Предисловие ко второму изданию
Семнадцать лет, прошедшие со времени первого издания книги, – срок немалый. Однако в философско-психологической сфере, несмотря на множество опубликованных с тех пор интересных работ, не произошло ничего, что заставило бы меня пересмотреть главные мои выводы. Путеводные звезды на моем гуманитарном горизонте остались прежними – Кант, Шиллер, Жан Поль, Салли, Эйзенштейн, Бахтин, Фрейденберг, Тынянов… Изменения произошли, но коснулись они меня самого. Мне стало понятнее значение некоторых старых работ, которые никогда не рассматривались в контексте теории комического. Это относится прежде всего к русскому формализму и особенно к Эйхенбауму, взгляды которого на трагедию и комедию остались, по существу, незамеченными, как и глубинное родство формалистической эстетики с эстетикой комического. Параграф 1.2 дополнен соответствующими материалами. Еще один недооцененный мыслитель, также обосновывавший единство комизма с трагизмом, но на совершенно иной основе, – Пинский. Моя недавняя статья о нем публикуется в Приложении, где рассматриваются дополнительные факты, относящиеся к эстетике формалистов.
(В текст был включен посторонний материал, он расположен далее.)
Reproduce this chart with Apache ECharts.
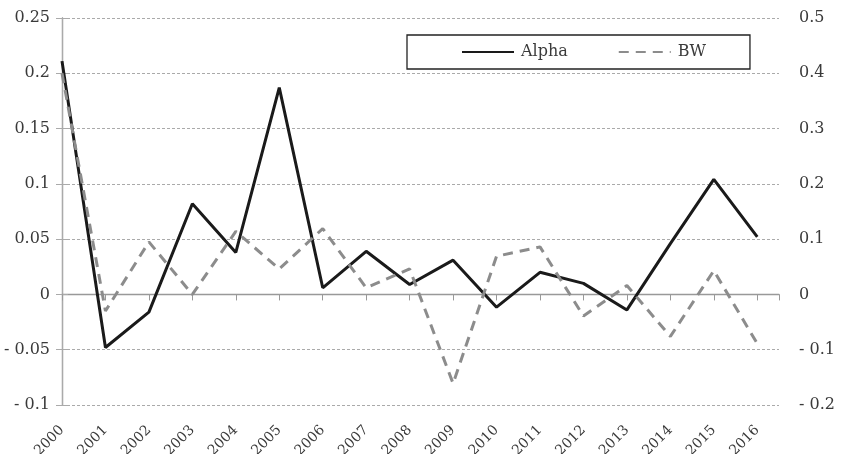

Что же до естественно-научных основ теории смеха, то я попытался учесть главные достижения последних лет во 2-й главе нового издания книги, а до этого – в американском издании (Kozintsev 2010). Однако и здесь, несмотря на десятки новых имен и публикаций, ничего, что ставило бы под сомнение основополагающие работы Яна ван Хофа об эволюции смеха (Hooff 1972), Терренса Дикона и Барбары Вильд о его нейрофизиологических механизмах (Deacon 1992; 1997: 245–246, 421; Wild et al. 2003), за последние десятилетия не появилось.
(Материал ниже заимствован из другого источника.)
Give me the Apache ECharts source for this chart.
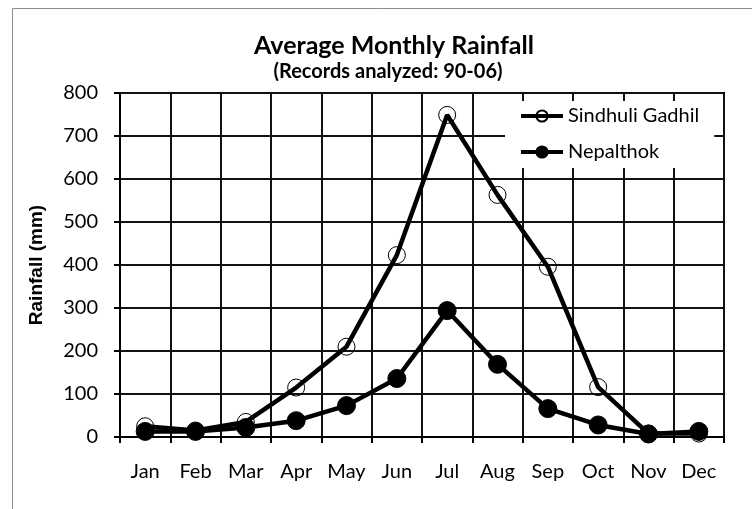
<!DOCTYPE html>
<html>
<head>
<meta charset="utf-8">
<script src="https://cdn.jsdelivr.net/npm/echarts@6/dist/echarts.min.js"></script>
<style>
  html, body { margin: 0; padding: 0; background: #fff; }
  #chart { width: 752px; height: 509px; }
</style>
</head>
<body>
<div id="chart"></div>
<script>
// 月份
const months = ['Jan', 'Feb', 'Mar', 'Apr', 'May', 'Jun', 'Jul', 'Aug', 'Sep', 'Oct', 'Nov', 'Dec']
// 月平均降雨量 (mm)
const sindhuliGadhil = [25, 15, 35, 115, 210, 423, 749, 563, 396, 116, 8, 8]
const nepalthok = [13, 13, 22, 38, 73, 136, 294, 169, 66, 28, 7, 13]
const yTicks = [0, 100, 200, 300, 400, 500, 600, 700, 800]

const font = 'Lato, "Open Sans", sans-serif'

const chart = echarts.init(document.getElementById('chart'))
chart.setOption({
  animation: false,
  backgroundColor: '#fff',
  graphic: [
    {
      type: 'rect',
      shape: { x: 12.5, y: 8.5, width: 800, height: 600 },
      style: { fill: 'none', stroke: '#8c8c8c', lineWidth: 1 },
      silent: true
    }
  ],
  title: [
    {
      text: 'Average Monthly Rainfall',
      left: 389,
      textAlign: 'center',
      top: 28,
      textStyle: { fontFamily: font, fontSize: 25, fontWeight: 'bold', color: '#000' }
    },
    {
      text: '(Records analyzed: 90-06)',
      left: 383,
      textAlign: 'center',
      top: 57,
      textStyle: { fontFamily: font, fontSize: 20, fontWeight: 'bold', color: '#000' }
    }
  ],
  legend: {
    orient: 'vertical',
    left: 505,
    top: 101,
    padding: [5, 15, 6, 14],
    itemGap: 16,
    itemWidth: 42,
    itemHeight: 14,
    backgroundColor: '#fff',
    lineStyle: { width: 4 },
    textStyle: { fontFamily: font, fontSize: 20, color: '#000' },
    data: ['Sindhuli Gadhil', 'Nepalthok']
  },
  grid: {
    left: 120,
    right: 28,
    top: 93,
    bottom: 72,
    show: true,
    borderColor: '#000',
    borderWidth: 2
  },
  xAxis: {
    type: 'category',
    data: months,
    boundaryGap: true,
    axisLine: { lineStyle: { color: '#000', width: 2 } },
    axisTick: { show: true, length: 6, lineStyle: { color: '#000', width: 2 } },
    axisLabel: { fontFamily: font, fontSize: 20, color: '#000', margin: 25 },
    splitLine: { show: true, lineStyle: { color: '#111', width: 2 } }
  },
  yAxis: {
    type: 'value',
    min: yTicks[0],
    max: yTicks[yTicks.length - 1],
    interval: 100,
    name: 'Rainfall (mm)',
    nameLocation: 'middle',
    nameGap: 74,
    nameTextStyle: { fontFamily: 'Liberation Sans, Arial, sans-serif', fontSize: 19, fontWeight: 'bold', color: '#000' },
    axisLine: { show: true, lineStyle: { color: '#000', width: 2 } },
    axisTick: { show: true, length: 6, lineStyle: { color: '#000', width: 2 } },
    axisLabel: { fontFamily: font, fontSize: 20, color: '#000', margin: 22 },
    splitLine: { show: true, lineStyle: { color: '#111', width: 2 } }
  },
  series: [
    {
      name: 'Sindhuli Gadhil',
      type: 'line',
      data: sindhuliGadhil,
      symbol: 'circle',
      symbolSize: 17,
      lineStyle: { color: '#000', width: 4.5 },
      itemStyle: { color: 'rgba(255,255,255,0)', borderColor: '#000', borderWidth: 1 },
      z: 3
    },
    {
      name: 'Nepalthok',
      type: 'line',
      data: nepalthok,
      symbol: 'circle',
      symbolSize: 18,
      lineStyle: { color: '#000', width: 4.5 },
      itemStyle: { color: '#000', borderColor: '#000', borderWidth: 1 },
      z: 3
    }
  ]
})
</script>
</body>
</html>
Возможно, в новом издании следовало бы сослаться на вышедшие с тех пор русские переводы двух важных книг – Б. Отто о шутах (Отто 2008) и Р. Мартина о психологии юмора (Мартин 2009). Я, однако, оставил ссылки на оригиналы (Otto 2001; Martin 2007), и не только потому, что читатель может при желании легко найти соответствующие места, а и по причине изъянов перевода. Так, Р. Мартин вслед за В. Рухом предложил (по-моему, без всякого на то основания) выделить некую особую эмоцию, якобы выражаемую смехом, и обозначить ее разговорным словом «веселье» – соответственно, «mirth» (Martin 2007: 8–10, 155–156) и «exhilaration» (Ruch 1993). Мало того, что эти псевдотермины, обозначающие смесь радости со смехом, ничуть не проясняют связь между ними, но вдобавок в русском переводе книги Р. Мартина (Мартин 2009: 83) слово «mirth» переведено как «радость», что окончательно затемняет вопрос, который и без того далек от ясности (см. параграф 2.3).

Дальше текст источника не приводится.